After four days everyone gave up hope. Jewish belief was that for three days the spirit of a person kept vigil over the body to see if it would re-vivify but that after that it departed to Sheol. Lazarus had been dead four days therefore his spirit had gone and there was no longer any hope of reuniting it with the body. Martha believes Jesus could have prevented her brother’s death and that there is a resurrection (in opposition to the Sadducees) and then makes a remarkable statement of what she believes about Jesus, “I believe that you are the Christ, the Son of God, who is coming into the world." Her reaction to all this is to go and get Mary and refers to Jesus as the Teacher. Mary seems to know exactly who this teacher is and rises immediately to go to him. None of this makes sense to them but their love for Jesus trumps whatever disappointment they might have felt.

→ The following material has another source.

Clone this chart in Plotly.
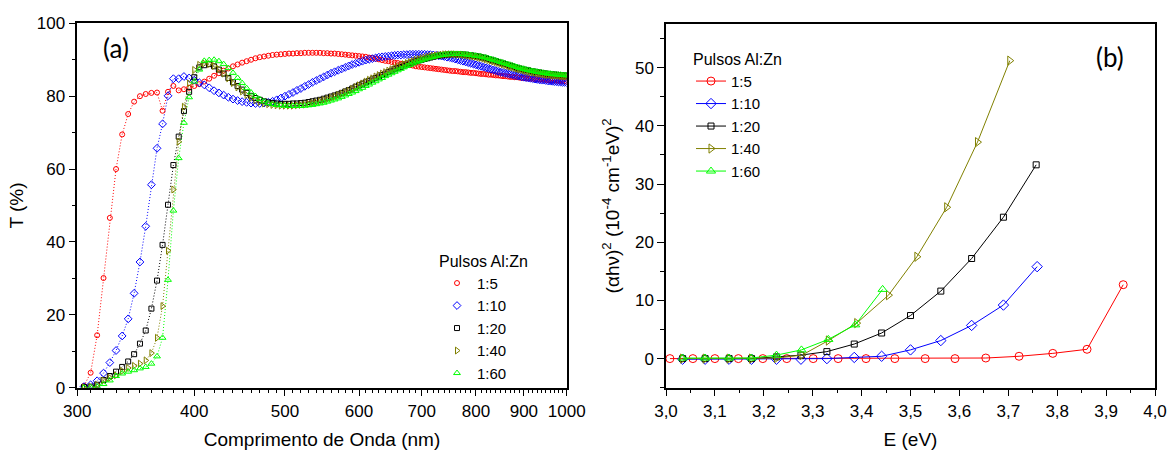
import plotly.graph_objects as go

# ---------------- Panel (a): transmittance spectra ----------------
wavelength_nm = list(range(305, 1001, 5))

T_1_5 = [0.5, 4.1, 14.4, 30.1, 46.6, 60.0, 69.5, 75.1, 78.5, 80.0, 80.6, 80.9, 81.0, 76.0, 81.2, 82.8, 81.6, 81.9, 82.3, 82.8,
         83.3, 84.0, 84.8, 85.6, 86.3, 87.0, 87.6, 88.2, 88.7, 89.2, 89.6, 90.0, 90.4, 90.7, 90.9, 91.1, 91.3, 91.4, 91.5, 91.6,
         91.7, 91.7, 91.8, 91.8, 91.9, 91.9, 91.9, 91.9, 91.9, 91.8, 91.8, 91.7, 91.7, 91.6, 91.5, 91.4, 91.3, 91.2, 91.1, 91.0,
         90.9, 90.8, 90.6, 90.5, 90.3, 90.1, 89.9, 89.7, 89.6, 89.4, 89.2, 89.1, 88.9, 88.8, 88.6, 88.5, 88.4, 88.2, 88.1, 88.0,
         87.9, 87.8, 87.7, 87.6, 87.5, 87.4, 87.3, 87.2, 87.1, 87.0, 86.9, 86.9, 86.8, 86.7, 86.6, 86.6, 86.5, 86.4, 86.4, 86.3,
         86.2, 86.1, 86.1, 86.0, 85.9, 85.9, 85.8, 85.7, 85.7, 85.6, 85.5, 85.5, 85.4, 85.3, 85.3, 85.2, 85.2, 85.1, 85.0, 85.0,
         84.9, 84.9, 84.8, 84.8, 84.7, 84.7, 84.6, 84.6, 84.5, 84.5, 84.4, 84.4, 84.3, 84.3, 84.3, 84.2, 84.2, 84.1, 84.1, 84.0]

T_1_10 = [0.3, 0.8, 1.9, 4.0, 6.9, 10.2, 14.2, 18.9, 25.9, 34.5, 44.3, 55.7, 65.7, 72.4, 80.1, 84.8, 84.8, 85.4, 85.0, 84.4,
          83.7, 83.1, 82.3, 81.5, 80.9, 80.3, 79.7, 79.2, 78.8, 78.5, 78.3, 78.1, 78.0, 78.0, 78.1, 78.3, 78.6, 79.0, 79.5, 80.0,
          80.5, 81.0, 81.6, 82.1, 82.7, 83.2, 83.8, 84.3, 84.8, 85.3, 85.8, 86.3, 86.7, 87.1, 87.5, 87.9, 88.3, 88.7, 89.0, 89.3,
          89.6, 89.9, 90.1, 90.3, 90.5, 90.7, 90.8, 90.9, 91.0, 91.1, 91.2, 91.3, 91.3, 91.4, 91.4, 91.5, 91.5, 91.5, 91.5, 91.5,
          91.5, 91.4, 91.4, 91.3, 91.2, 91.1, 91.0, 90.9, 90.7, 90.6, 90.4, 90.2, 90.0, 89.8, 89.6, 89.4, 89.2, 89.0, 88.8, 88.6,
          88.4, 88.2, 88.0, 87.8, 87.6, 87.4, 87.2, 87.0, 86.8, 86.6, 86.5, 86.3, 86.2, 86.0, 85.9, 85.7, 85.6, 85.5, 85.3, 85.2,
          85.1, 85.0, 84.9, 84.8, 84.7, 84.6, 84.5, 84.4, 84.4, 84.3, 84.2, 84.2, 84.1, 84.0, 84.0, 83.9, 83.9, 83.8, 83.8, 83.7]

T_1_20 = [0.2, 0.3, 0.8, 2.1, 3.2, 4.4, 5.7, 7.2, 9.2, 12.1, 15.7, 21.7, 29.4, 39.2, 50.2, 61.1, 68.9, 75.9, 81.2, 85.2,
          87.9, 88.5, 88.8, 88.2, 87.3, 86.2, 85.0, 83.8, 82.8, 81.8, 80.9, 80.1, 79.5, 79.0, 78.6, 78.3, 78.1, 78.0, 77.9, 77.9,
          77.9, 78.0, 78.0, 78.1, 78.2, 78.4, 78.6, 78.8, 79.0, 79.3, 79.6, 79.9, 80.2, 80.5, 80.9, 81.3, 81.7, 82.1, 82.6, 83.0,
          83.4, 83.8, 84.2, 84.6, 85.0, 85.4, 85.8, 86.2, 86.6, 87.0, 87.4, 87.7, 88.0, 88.4, 88.7, 89.0, 89.3, 89.6, 89.8, 90.0,
          90.2, 90.4, 90.6, 90.8, 91.0, 91.1, 91.2, 91.3, 91.4, 91.5, 91.5, 91.5, 91.5, 91.5, 91.4, 91.4, 91.3, 91.2, 91.1, 91.0,
          90.9, 90.7, 90.6, 90.4, 90.2, 90.0, 89.8, 89.6, 89.4, 89.2, 89.0, 88.8, 88.6, 88.4, 88.2, 88.0, 87.8, 87.6, 87.5, 87.3,
          87.2, 87.1, 86.9, 86.8, 86.7, 86.6, 86.5, 86.4, 86.3, 86.2, 86.1, 86.0, 86.0, 85.9, 85.9, 85.8, 85.8, 85.7, 85.7, 85.6]

T_1_40 = [0.1, 0.2, 0.8, 2.0, 2.7, 3.4, 4.6, 5.4, 6.0, 6.6, 7.5, 9.5, 13.7, 22.4, 37.6, 54.4, 67.5, 77.1, 83.5, 87.2,
          88.6, 89.0, 88.8, 88.3, 87.4, 86.2, 84.9, 83.6, 82.4, 81.3, 80.3, 79.5, 78.9, 78.4, 78.0, 77.8, 77.6, 77.5, 77.4, 77.4,
          77.4, 77.4, 77.5, 77.6, 77.7, 77.9, 78.1, 78.3, 78.6, 78.9, 79.2, 79.5, 79.9, 80.3, 80.7, 81.1, 81.5, 82.0, 82.5, 83.0,
          83.5, 84.0, 84.5, 84.9, 85.4, 85.8, 86.2, 86.6, 87.0, 87.4, 87.8, 88.1, 88.5, 88.8, 89.1, 89.4, 89.7, 90.0, 90.2, 90.4,
          90.6, 90.8, 91.0, 91.1, 91.2, 91.3, 91.4, 91.5, 91.5, 91.5, 91.5, 91.5, 91.4, 91.4, 91.3, 91.2, 91.1, 91.0, 90.9, 90.8,
          90.6, 90.5, 90.3, 90.1, 89.9, 89.7, 89.5, 89.3, 89.1, 88.9, 88.7, 88.5, 88.3, 88.1, 87.9, 87.7, 87.5, 87.3, 87.2, 87.0,
          86.9, 86.7, 86.6, 86.5, 86.4, 86.3, 86.2, 86.1, 86.0, 85.9, 85.8, 85.8, 85.7, 85.7, 85.6, 85.6, 85.5, 85.5, 85.4, 85.4]

T_1_60 = [0.0, 0.1, 0.3, 1.0, 2.0, 3.2, 3.9, 4.4, 4.8, 5.3, 5.7, 6.6, 8.6, 13.7, 29.6, 48.6, 63.0, 72.7, 79.7, 84.0,
          87.3, 89.7, 89.9, 90.0, 89.6, 88.8, 87.7, 86.4, 85.0, 83.6, 82.2, 81.0, 80.0, 79.2, 78.6, 78.1, 77.8, 77.6, 77.5, 77.4,
          77.3, 77.3, 77.3, 77.3, 77.4, 77.5, 77.6, 77.8, 78.0, 78.2, 78.5, 78.8, 79.1, 79.4, 79.8, 80.2, 80.6, 81.0, 81.4, 81.9,
          82.3, 82.8, 83.2, 83.7, 84.1, 84.6, 85.0, 85.5, 85.9, 86.3, 86.7, 87.1, 87.5, 87.9, 88.3, 88.6, 89.0, 89.3, 89.6, 89.9,
          90.1, 90.4, 90.6, 90.8, 91.0, 91.2, 91.3, 91.4, 91.5, 91.6, 91.6, 91.6, 91.6, 91.6, 91.5, 91.5, 91.4, 91.3, 91.2, 91.1,
          91.0, 90.9, 90.7, 90.6, 90.4, 90.2, 90.0, 89.8, 89.6, 89.4, 89.2, 89.0, 88.8, 88.6, 88.4, 88.2, 88.0, 87.8, 87.6, 87.5,
          87.3, 87.2, 87.0, 86.9, 86.8, 86.7, 86.6, 86.5, 86.4, 86.3, 86.2, 86.2, 86.1, 86.0, 86.0, 85.9, 85.9, 85.8, 85.8, 85.7]

# ---------------- Panel (b): Tauc plot ----------------
E_1_5 = [3.008, 3.055, 3.100, 3.148, 3.198, 3.247, 3.301, 3.352, 3.409, 3.468, 3.530, 3.591, 3.654, 3.722, 3.791, 3.861, 3.935]
A_1_5 = [0.0, 0.0, 0.0, 0.0, 0.0, 0.0, 0.0, 0.0, 0.0, 0.0, 0.0, 0.0, 0.1, 0.4, 0.9, 1.6, 12.7]

E_1_10 = [3.034, 3.080, 3.129, 3.175, 3.226, 3.276, 3.329, 3.385, 3.441, 3.500, 3.562, 3.625, 3.690, 3.759]
A_1_10 = [-0.1, -0.1, -0.1, -0.1, -0.1, -0.1, 0.0, 0.2, 0.4, 1.5, 3.1, 5.7, 9.2, 15.8]

E_1_20 = [3.034, 3.080, 3.129, 3.175, 3.226, 3.276, 3.329, 3.385, 3.441, 3.500, 3.562, 3.625, 3.690, 3.757]
A_1_20 = [0.0, 0.0, 0.0, 0.0, 0.3, 0.6, 1.2, 2.5, 4.4, 7.4, 11.6, 17.2, 24.3, 33.3]

E_1_40 = [3.034, 3.080, 3.129, 3.175, 3.226, 3.278, 3.332, 3.390, 3.455, 3.513, 3.574, 3.637, 3.703]
A_1_40 = [0.0, 0.0, 0.0, 0.0, 0.1, 0.6, 3.1, 6.1, 10.9, 17.5, 26.0, 37.2, 51.2]

E_1_60 = [3.034, 3.080, 3.129, 3.175, 3.226, 3.277, 3.332, 3.387, 3.443]
A_1_60 = [0.1, 0.1, 0.1, 0.1, 0.6, 1.5, 3.3, 5.8, 11.9]

labels = ["1:5", "1:10", "1:20", "1:40", "1:60"]
colors = ["#ff0000", "#0000ff", "#000000", "#808000", "#00ff00"]
symbols = ["circle-open", "diamond-open", "square-open", "triangle-right-open", "triangle-up-open"]
size_a = [5, 6, 5, 6, 6]
size_b = [8, 8, 6, 8, 8]

x_ticks_a = [300, 400, 500, 600, 700, 800, 900, 1000]

W, H = 1168, 451
FONT = "Liberation Sans, Arial, sans-serif"

fig = go.Figure()

series_a = [T_1_5, T_1_10, T_1_20, T_1_40, T_1_60]
for i, T in enumerate(series_a):
    fig.add_trace(go.Scatter(
        x=wavelength_nm, y=T, mode="lines", xaxis="x", yaxis="y",
        line=dict(color=colors[i], width=1, dash="1px,2px"), showlegend=False, hoverinfo="skip"))
for i, T in enumerate(series_a):
    fig.add_trace(go.Scatter(
        x=wavelength_nm, y=T, mode="markers", name=labels[i], xaxis="x", yaxis="y",
        marker=dict(symbol=symbols[i], size=size_a[i], color=colors[i], line=dict(width=1, color=colors[i])),
        legend="legend"))

series_b = [(E_1_5, A_1_5), (E_1_10, A_1_10), (E_1_20, A_1_20), (E_1_40, A_1_40), (E_1_60, A_1_60)]
for i, (E, A) in enumerate(series_b):
    fig.add_trace(go.Scatter(
        x=E, y=A, mode="lines+markers", name=labels[i], xaxis="x2", yaxis="y2",
        line=dict(color=colors[i], width=1),
        marker=dict(symbol=symbols[i], size=size_b[i], color=colors[i], line=dict(width=1, color=colors[i])),
        legend="legend2"))


def px_x(p):
    return p / W


def px_y(p):
    return (H - p) / H


axis_common = dict(showgrid=False, zeroline=False, showline=True, linecolor="black", linewidth=1.5,
                   mirror=True, ticks="outside", ticklen=7, tickwidth=1.3, tickcolor="black",
                   automargin=False,
                   tickfont=dict(family=FONT, size=17, color="black"))

minor_a_x = [v for v in range(310, 1000, 10) if v % 100 != 0]

fig.update_layout(
    width=W, height=H,
    margin=dict(l=0, r=0, t=0, b=0, autoexpand=False),
    paper_bgcolor="white", plot_bgcolor="white",
    separators=",.",
    font=dict(family=FONT, color="black"),
    xaxis=dict(**axis_common, type="log", domain=[px_x(77.3), px_x(566.7)],
               range=[2.4771213, 3.0], tickmode="array", tickvals=x_ticks_a,
               ticktext=[str(v) for v in x_ticks_a],
               minor=dict(tickmode="array", tickvals=minor_a_x, ticklen=4, ticks="outside",
                          tickcolor="black", tickwidth=1),
               title=dict(text="Comprimento de Onda (nm)", font=dict(family=FONT, size=19), standoff=13),
               anchor="y"),
    yaxis=dict(**axis_common, domain=[px_y(387.7), px_y(23.3)], range=[0, 100], dtick=20,
               minor=dict(dtick=10, ticklen=4, ticks="outside", tickcolor="black", tickwidth=1),
               title=dict(text="T (%)", font=dict(family=FONT, size=19), standoff=8),
               anchor="x"),
    xaxis2=dict(**axis_common, domain=[px_x(666), px_x(1155)], range=[3.0, 4.0], dtick=0.1,
                tickformat=".1f",
                minor=dict(dtick=0.05, ticklen=4, ticks="outside", tickcolor="black", tickwidth=1),
                title=dict(text="E (eV)", font=dict(family=FONT, size=19), standoff=13),
                anchor="y2"),
    yaxis2=dict(**axis_common, domain=[px_y(387.7), px_y(24)], range=[-5, 57.5], tick0=0, dtick=10,
                minor=dict(tick0=-5, dtick=5, ticklen=4, ticks="outside", tickcolor="black", tickwidth=1),
                title=dict(text="(αhν)<sup>2</sup> (10<sup>-4</sup> cm<sup>-1</sup>eV)<sup>2</sup>",
                           font=dict(family=FONT, size=19), standoff=10),
                anchor="x2"),
    legend=dict(x=px_x(437), y=px_y(246), xanchor="left", yanchor="top",
                bgcolor="rgba(0,0,0,0)", borderwidth=0,
                title=dict(text="Pulsos Al:Zn", font=dict(family=FONT, size=16)),
                font=dict(family=FONT, size=15), tracegroupgap=0, itemwidth=30),
    legend2=dict(x=px_x(691), y=px_y(44), xanchor="left", yanchor="top",
                 bgcolor="rgba(0,0,0,0)", borderwidth=0,
                 title=dict(text="Pulsos Al:Zn", font=dict(family=FONT, size=16)),
                 font=dict(family=FONT, size=15), tracegroupgap=0, itemwidth=30),
    annotations=[
        dict(text="(a)", x=px_x(116), y=px_y(48), xref="paper", yref="paper", showarrow=False,
             xanchor="center", yanchor="middle",
             font=dict(family="Lato, Open Sans, sans-serif", size=26, color="black")),
        dict(text="(b)", x=px_x(1110), y=px_y(57), xref="paper", yref="paper", showarrow=False,
             xanchor="center", yanchor="middle",
             font=dict(family="Lato, Open Sans, sans-serif", size=26, color="black")),
    ],
)

fig.write_html("out.html", config={"displayModeBar": False},
               post_script="document.body.style.margin='0';document.body.style.overflow='hidden';")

The first real crisis of belief in the church is resolved at the first church council. How are we saved? That is the issue. Are we saved by faith in Jesus or by faith in Jesus, circumcision and obedience to the law? It is indeed a thorny issue for the new church and it seems that Jesus hadn’t left them with an answer. He had, however, given them the Holy Spirit to lead them into all truth and here is the first test and it is an important one. Peter recalls his own experience of preaching to the uncircumcised at the house of Cornelius and his experience proves decisive in his mind, they received the Holy Spirit through faith and all the rest adds nothing to the equation. Circumcision seems like a small-ish matter, an operation that is relatively routine today, but it wasn’t just the physical mark that matters, with it went a promise to keep the law and here Peter says that neither they nor anyone else had succeeded in keeping that promise, it has always been faith by which we are saved. It has never been about justice, always grace.

I will sing of your strength;
I will sing aloud of your steadfast love in the morning.
For you have been to me a fortress
and a refuge in the day of my distress.
O my Strength, I will sing praises to you,
for you, O God, are my fortress,
the God who shows me steadfast love.